» THE EXERCISE
Leave out the pictures, then reproduce the rest of the material exactly.
--------
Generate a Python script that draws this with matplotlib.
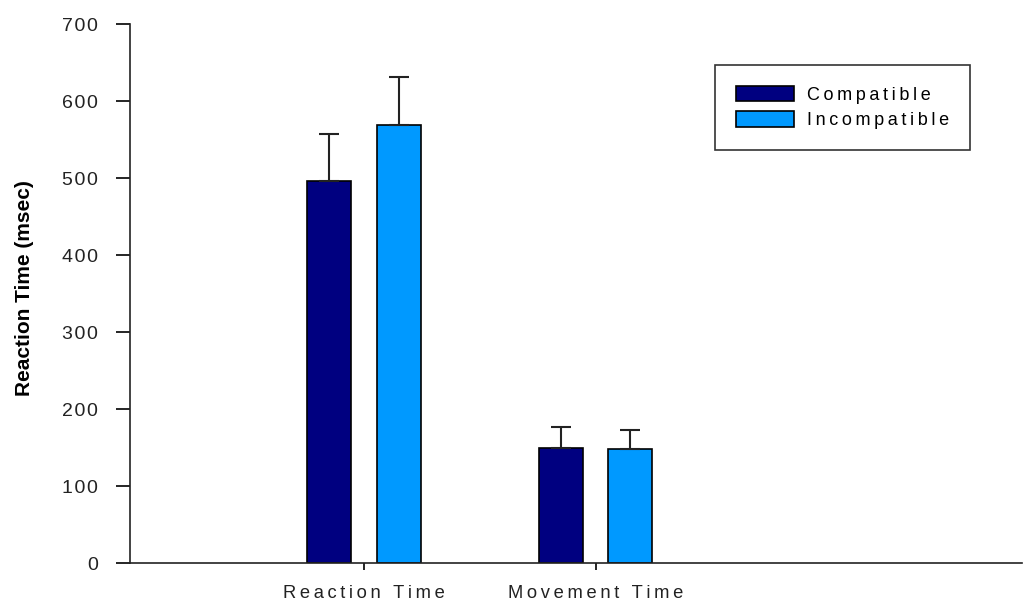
import numpy as np
import matplotlib
matplotlib.use("Agg")
import matplotlib.pyplot as plt

# werte
categories = ["Reaction Time", "Movement Time"]
compatible = [496, 149]
compatible_err = [62, 28]
incompatible = [569, 148]
incompatible_err = [62, 25]
yticks = [0, 100, 200, 300, 400, 500, 600, 700]

plt.rcParams['font.family'] = ['Liberation Sans', 'DejaVu Sans']


def spaced(text, sep="\u2009"):
    # breite buchstabenabstaende wie im original
    return sep.join(text)


fig = plt.figure(figsize=(10.27, 6.05), dpi=100)
ax = fig.add_axes([0.1266, 0.0694, 0.8684, 0.8906])

x = np.array([1.0, 2.0])
w = 0.19
off = 0.15
err_kw = dict(ecolor="#222222", elinewidth=1.5, capsize=7, capthick=1.5)
ax.bar(x - off, compatible, w, yerr=[np.zeros(2), compatible_err], color="#000080",
       edgecolor="black", linewidth=1.2, error_kw=err_kw, label=spaced("Compatible"))
ax.bar(x + off, incompatible, w, yerr=[np.zeros(2), incompatible_err], color="#0099FF",
       edgecolor="black", linewidth=1.2, error_kw=err_kw, label=spaced("Incompatible"))

ax.set_xlim(-0.01, 3.84)
ax.set_ylim(0, 700)
ax.set_yticks(yticks)
ax.set_yticklabels([spaced(str(t), "\u200a") for t in yticks])
ax.set_xticks(x)
ax.set_xticklabels([spaced(c) for c in categories], fontsize=13.2, color="#222222")
ax.tick_params(axis="y", length=10, width=1.2, labelsize=14, labelcolor="#222222", pad=13)
ax.tick_params(axis="x", length=5, width=1.2, pad=11)
ax.set_ylabel("Reaction Time (msec)", fontsize=15, fontweight="bold")
ax.yaxis.set_label_coords(-0.108, 0.51)

for s in ["top", "right"]:
    ax.spines[s].set_visible(False)
for s in ["left", "bottom"]:
    ax.spines[s].set_linewidth(1.2)
    ax.spines[s].set_color("#222222")

leg = ax.legend(loc="upper left", bbox_to_anchor=(0.656, 0.924), fontsize=13, frameon=True,
                fancybox=False, edgecolor="black", handlelength=3.2, handleheight=0.95,
                borderpad=1.15, labelspacing=0.42, handletextpad=0.75, borderaxespad=0)
leg.get_frame().set_linewidth(1.2)

fig.savefig("out.png", dpi=100)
--------
» WRITTEN ANSWER
Generate a Python script that draws this with matplotlib.
import numpy as np
import matplotlib
matplotlib.use("Agg")
import matplotlib.pyplot as plt

# werte
categories = ["Reaction Time", "Movement Time"]
compatible = [496, 149]
compatible_err = [62, 28]
incompatible = [569, 148]
incompatible_err = [62, 25]
yticks = [0, 100, 200, 300, 400, 500, 600, 700]

plt.rcParams['font.family'] = ['Liberation Sans', 'DejaVu Sans']


def spaced(text, sep="\u2009"):
    # breite buchstabenabstaende wie im original
    return sep.join(text)


fig = plt.figure(figsize=(10.27, 6.05), dpi=100)
ax = fig.add_axes([0.1266, 0.0694, 0.8684, 0.8906])

x = np.array([1.0, 2.0])
w = 0.19
off = 0.15
err_kw = dict(ecolor="#222222", elinewidth=1.5, capsize=7, capthick=1.5)
ax.bar(x - off, compatible, w, yerr=[np.zeros(2), compatible_err], color="#000080",
       edgecolor="black", linewidth=1.2, error_kw=err_kw, label=spaced("Compatible"))
ax.bar(x + off, incompatible, w, yerr=[np.zeros(2), incompatible_err], color="#0099FF",
       edgecolor="black", linewidth=1.2, error_kw=err_kw, label=spaced("Incompatible"))

ax.set_xlim(-0.01, 3.84)
ax.set_ylim(0, 700)
ax.set_yticks(yticks)
ax.set_yticklabels([spaced(str(t), "\u200a") for t in yticks])
ax.set_xticks(x)
ax.set_xticklabels([spaced(c) for c in categories], fontsize=13.2, color="#222222")
ax.tick_params(axis="y", length=10, width=1.2, labelsize=14, labelcolor="#222222", pad=13)
ax.tick_params(axis="x", length=5, width=1.2, pad=11)
ax.set_ylabel("Reaction Time (msec)", fontsize=15, fontweight="bold")
ax.yaxis.set_label_coords(-0.108, 0.51)

for s in ["top", "right"]:
    ax.spines[s].set_visible(False)
for s in ["left", "bottom"]:
    ax.spines[s].set_linewidth(1.2)
    ax.spines[s].set_color("#222222")

leg = ax.legend(loc="upper left", bbox_to_anchor=(0.656, 0.924), fontsize=13, frameon=True,
                fancybox=False, edgecolor="black", handlelength=3.2, handleheight=0.95,
                borderpad=1.15, labelspacing=0.42, handletextpad=0.75, borderaxespad=0)
leg.get_frame().set_linewidth(1.2)

fig.savefig("out.png", dpi=100)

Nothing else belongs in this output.